Narciso chega à praia
( 10/01/2022)
Estava na praia de Buzios ( RN) desfrutando de um mar quente e calmo quando uma cena que vem se tornando comum depois do fenômeno dos telefones celulares chamou minha atenção. Duas mulheres com idade provável de trinta anos entram no mar. Pensei comigo mesmo que duas outras pessoas iriam também se deliciar com o mar e sentir o prazer das águas mornas e aveludadas em torno do corpo. Que engano ! Elas, em nenhum momento, notaram o mar. Dedicaram-se a fazer poses e mais poses para fotos durante 15 a 20 minutos.

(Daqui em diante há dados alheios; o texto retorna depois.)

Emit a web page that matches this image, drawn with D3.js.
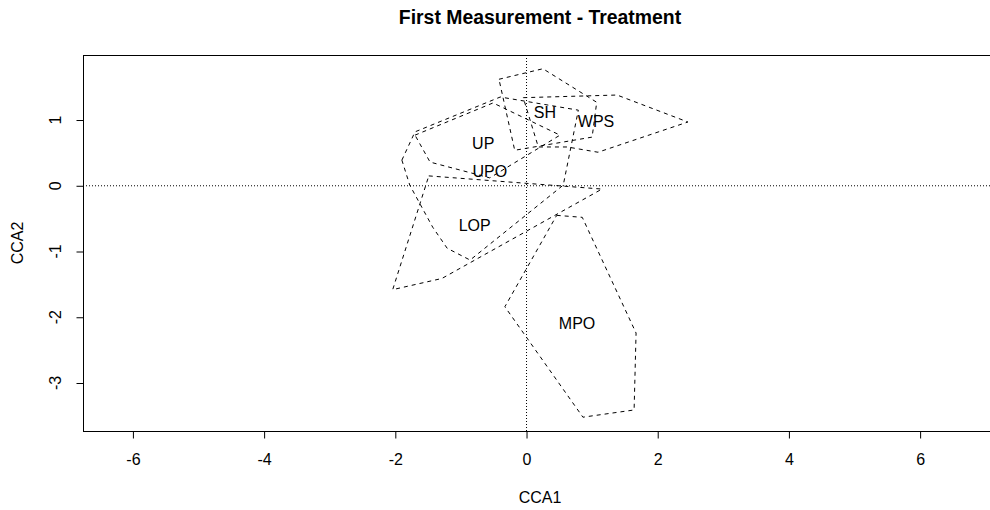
<!DOCTYPE html>
<html>
<head>
<meta charset="utf-8">
<script src="https://cdn.jsdelivr.net/npm/d3@7"></script>
<style>
  html, body { margin: 0; padding: 0; background: #fff; }
  svg { display: block; }
  text { font-family: "Liberation Sans", Arial, sans-serif; fill: #000; }
</style>
</head>
<body>
<svg id="chart" width="990" height="510"></svg>
<script>
// ---- data ----
const groups = ["UP", "UPO", "LOP", "MPO", "SH", "WPS"];
const hullUP  = [[-1.70, 0.77], [-0.51, 1.26], [0.51, 0.77], [-0.56, 0.12], [-1.47, 0.36]];
const hullUPO = [[-1.90, 0.39], [-1.70, 0.82], [-0.40, 1.35], [0.79, 1.15], [0.56, 0.01],
                 [-0.86, -1.13], [-1.21, -0.95], [-1.43, -0.63], [-1.78, 0.01]];
const hullLOP = [[-1.49, 0.15], [1.15, -0.05], [-1.29, -1.41], [-2.04, -1.58]];
const hullMPO = [[0.46, -0.45], [0.85, -0.48], [1.67, -2.24], [1.64, -3.41], [0.86, -3.52], [-0.33, -1.84]];
const hullSH  = [[-0.42, 1.62], [0.25, 1.78], [1.07, 1.27], [1.00, 0.74], [-0.18, 0.54]];
const hullWPS = [[-0.05, 1.34], [1.38, 1.38], [2.46, 0.97], [1.09, 0.51], [0.62, 0.59], [0.18, 0.59]];
const labelX = [-0.66, -0.56, -0.79, 0.77, 0.28, 1.06];
const labelY = [0.65, 0.22, -0.60, -2.09, 1.12, 0.97];
const xTicks = [-6, -4, -2, 0, 2, 4, 6];
const yTicks = [-3, -2, -1, 0, 1];
const title = "First Measurement - Treatment";
const xTitle = "CCA1", yTitle = "CCA2";

const hulls = [hullUP, hullUPO, hullLOP, hullMPO, hullSH, hullWPS];

// ---- layout ----
const L = 83, R = 997, T = 55, B = 431;
const svg = d3.select("#chart");
const x = d3.scaleLinear().domain([-6.761, 7.172]).range([L, R]);
const y = d3.scaleLinear().domain([-3.730, 1.989]).range([B, T]);

svg.append("defs").append("clipPath").attr("id", "plotclip")
  .append("rect").attr("x", L).attr("y", T).attr("width", R - L).attr("height", B - T);

const plot = svg.append("g").attr("clip-path", "url(#plotclip)");

// zero lines
plot.append("line").attr("x1", L).attr("x2", R).attr("y1", y(0)).attr("y2", y(0))
  .attr("stroke", "#000").attr("stroke-width", 1).attr("stroke-dasharray", "1,2");
plot.append("line").attr("x1", x(0)).attr("x2", x(0)).attr("y1", T).attr("y2", B)
  .attr("stroke", "#000").attr("stroke-width", 1).attr("stroke-dasharray", "1,2");

// hulls
const line = d3.line().x(d => x(d[0])).y(d => y(d[1])).curve(d3.curveLinearClosed);
plot.selectAll("path.hull").data(hulls).join("path")
  .attr("class", "hull")
  .attr("d", d => line(d))
  .attr("fill", "none").attr("stroke", "#000").attr("stroke-width", 1)
  .attr("stroke-dasharray", "4,4");

// labels
plot.selectAll("text.lab").data(groups).join("text")
  .attr("class", "lab")
  .attr("x", (d, i) => x(labelX[i]))
  .attr("y", (d, i) => y(labelY[i]))
  .attr("text-anchor", "middle").attr("dominant-baseline", "central")
  .attr("font-size", 16)
  .text(d => d);

// box
svg.append("rect").attr("x", L + 0.5).attr("y", T + 0.5).attr("width", R - L).attr("height", B - T)
  .attr("fill", "none").attr("stroke", "#000").attr("stroke-width", 1);

// axes (hyphen-minus like R)
const fmt = d => String(d);
const xAxis = d3.axisBottom(x).tickValues(xTicks).tickSize(7).tickPadding(15).tickFormat(fmt);
const gx = svg.append("g").attr("transform", `translate(0,${B + 0.5})`).call(xAxis);
gx.select(".domain").remove();
gx.selectAll("text").attr("font-size", 16).attr("font-family", "Liberation Sans, Arial, sans-serif").attr("fill", "#000");

const yAxis = d3.axisLeft(y).tickValues(yTicks).tickSize(7).tickPadding(0).tickFormat(fmt);
const gy = svg.append("g").attr("transform", `translate(${L + 0.5},0)`).call(yAxis);
gy.select(".domain").remove();
gy.selectAll("text")
  .attr("font-size", 16).attr("font-family", "Liberation Sans, Arial, sans-serif").attr("fill", "#000")
  .attr("x", null).attr("dy", null)
  .attr("text-anchor", "middle")
  .attr("transform", d => `translate(${-28},${y(d)}) rotate(-90)`)
  .attr("y", 0).attr("dominant-baseline", "central");
gy.selectAll(".tick").attr("transform", null);
gy.selectAll(".tick line").attr("y1", d => y(d) + 0.5).attr("y2", d => y(d) + 0.5);

// titles
svg.append("text").attr("x", (L + R) / 2).attr("y", 24)
  .attr("text-anchor", "middle").attr("font-size", 19.4).attr("font-weight", "bold").text(title);
svg.append("text").attr("x", (L + R) / 2).attr("y", 503)
  .attr("text-anchor", "middle").attr("font-size", 16).text(xTitle);
svg.append("text").attr("transform", `translate(23,${(T + B) / 2}) rotate(-90)`)
  .attr("text-anchor", "middle").attr("font-size", 16).text(yTitle);
</script>
</body>
</html>
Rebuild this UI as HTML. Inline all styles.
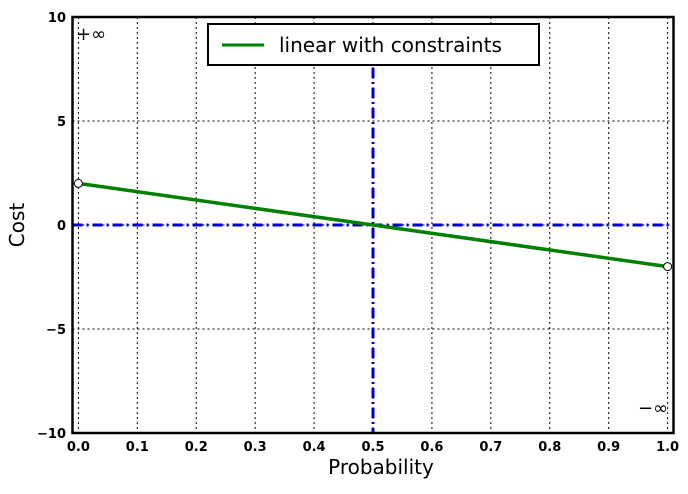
<!DOCTYPE html>
<html><head><meta charset="utf-8"><style>
body{margin:0;background:#fff;font-family:"Liberation Sans","DejaVu Sans",sans-serif}
svg text{font-family:"DejaVu Sans","Liberation Sans",sans-serif}
</style></head><body>
<svg width="688" height="489" xmlns="http://www.w3.org/2000/svg">
<g id="grid"></g><g id="ticks"></g><g id="series"></g>
<rect x="72.5" y="17" width="601" height="416" fill="none" stroke="#000" stroke-width="2.5"/>
<g>
<rect x="208" y="24" width="331" height="41" fill="#fff" stroke="#000" stroke-width="2"/>
<line x1="222" y1="45" x2="264" y2="45" stroke="#008000" stroke-width="3"/>
<text x="279" y="52" font-size="20">linear with constraints</text>
</g>
<text x="381" y="474" font-size="20" text-anchor="middle">Probability</text>
<text transform="translate(24,225) rotate(-90)" font-size="20" text-anchor="middle">Cost</text>
<text x="76" y="40" font-size="18">+∞</text>
<text x="638" y="414" font-size="18">−∞</text>
</svg>
<script>
const xTicks=[0,0.1,0.2,0.3,0.4,0.5,0.6,0.7,0.8,0.9,1.0];
const xTickLabels=["0.0","0.1","0.2","0.3","0.4","0.5","0.6","0.7","0.8","0.9","1.0"];
const yTicks=[-10,-5,0,5,10];
const yTickLabels=["−10","−5","0","5","10"];
const seriesX=[0,1];
const seriesY=[2,-2];
const markerX=[0,1];
const markerY=[2,-2];
const refX=0.5, refY=0;
const X=v=>72.5+(v+0.01)/1.02*601;
const Y=v=>433-(v+10)/20*416;
const NS="http://www.w3.org/2000/svg";
function mk(p,t,a){const e=document.createElementNS(NS,t);for(const k in a)e.setAttribute(k,a[k]);p.appendChild(e);return e;}
const grid=document.getElementById('grid'),ticks=document.getElementById('ticks'),ser=document.getElementById('series');
xTicks.forEach((v,i)=>{
 const g=mk(grid,'line',{x1:X(v),x2:X(v),y1:17,y2:433,stroke:'#000','stroke-width':1,'stroke-dasharray':'2,3'});
 
 
 const t=mk(ticks,'text',{x:X(v),y:451,'font-size':13,'font-weight':'bold','text-anchor':'middle'});t.textContent=xTickLabels[i];
 
 
});
yTicks.forEach((v,i)=>{
 const g=mk(grid,'line',{x1:72.5,x2:673.5,y1:Y(v),y2:Y(v),stroke:'#000','stroke-width':1,'stroke-dasharray':'2,3'});
 
 
 const t=mk(ticks,'text',{x:66,y:Y(v)+5,'font-size':13,'font-weight':'bold','text-anchor':'end'});t.textContent=yTickLabels[i];
 
 
});
const vr=mk(ser,'line',{x1:X(refX),x2:X(refX),y1:68,y2:433,stroke:'#0000cc','stroke-width':3,'stroke-dasharray':'10,4,2,4'});


const hr=mk(ser,'line',{x1:72.5,x2:673.5,y1:Y(refY),y2:Y(refY),stroke:'#0000cc','stroke-width':3,'stroke-dasharray':'10,4,2,4'});


const pl=mk(ser,'polyline',{points:seriesX.map((x,i)=>X(x)+','+Y(seriesY[i])).join(' '),fill:'none',stroke:'#008000','stroke-width':3.5});


markerX.forEach((x,i)=>{
 const c=mk(ser,'circle',{cx:X(x),cy:Y(markerY[i]),r:4,fill:'#fff',stroke:'#000','stroke-width':1});
 
 
});
</script>
</body></html>
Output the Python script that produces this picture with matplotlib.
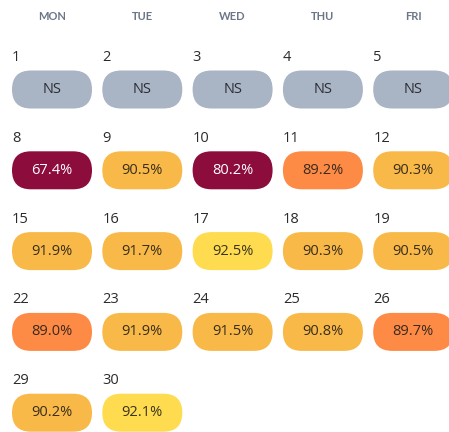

Alternavam-se na difícil tarefa de produzir “aquela “ foto glamorosa, capaz de seduzir a todos. O esforço que as duas faziam – levantando os braços, jogando o cabelo de um lado para o outro, sorrindo de forma sedutora – traduzia o desejo mais secreto de mostrar-se linda para os outros que certamente logo teriam acesso às fotos em tempo real. Tratava-se, na verdade, de produzir a foto “espetáculo “ que por si só seria capaz de atestar a felicidade. Após a sessão de fotos apressaram-se para sair de volta à areia e, certamente, para enviar as fotos para suas redes sociais. Agora, era hora de mostrarem-se ao mundo! Em um click, a conexão em tempo real com amigos reais e imaginários que as redes sociais propiciam. Ao sair do mar, imersa nesses pensamentos, deparei-me com cena idêntica. Agora, era um rapaz forte, com muitos músculos à mostra, que segurando o celular com uma mão tentava também capturar o seu salto seguido de um urro, certamente para demonstrar energia, vigor, força..... Fazia um esforço tremendo para igualmente registrar o seu momento de felicidade, repetindo os saltos e urros. Diante das cenas fiquei a pensar como o mundo digital pode ser irreal, ilusório, mistificador da realidade. Fiquei a pensar também como “ os outros”, muitos deles “ amigos” fabricados nas redes sociais percebem as imagens que lhes chegam cotidianamente – alegres, felizes, em locais bonitos ! Como tais imagens convivem com seu dia a dia, nem sempre bem sucedido e às vezes triste, problemático, infeliz. Essa dissintonia talvez explique o número cada vez maior de pessoas com depressão, infelizes, perturbadas e que não sabem aproveitar as coisas simples que a vida oferece – nesse caso, o mar imenso de águas mornas e límpidas e, muito menos, lidar com as dificuldades naturais da vida. Não seria mais fácil usufruir de um belo dia de sol na praia e deixar que as aguas mornas lhes trouxessem uma sensação de relaxamento e bem estar? o.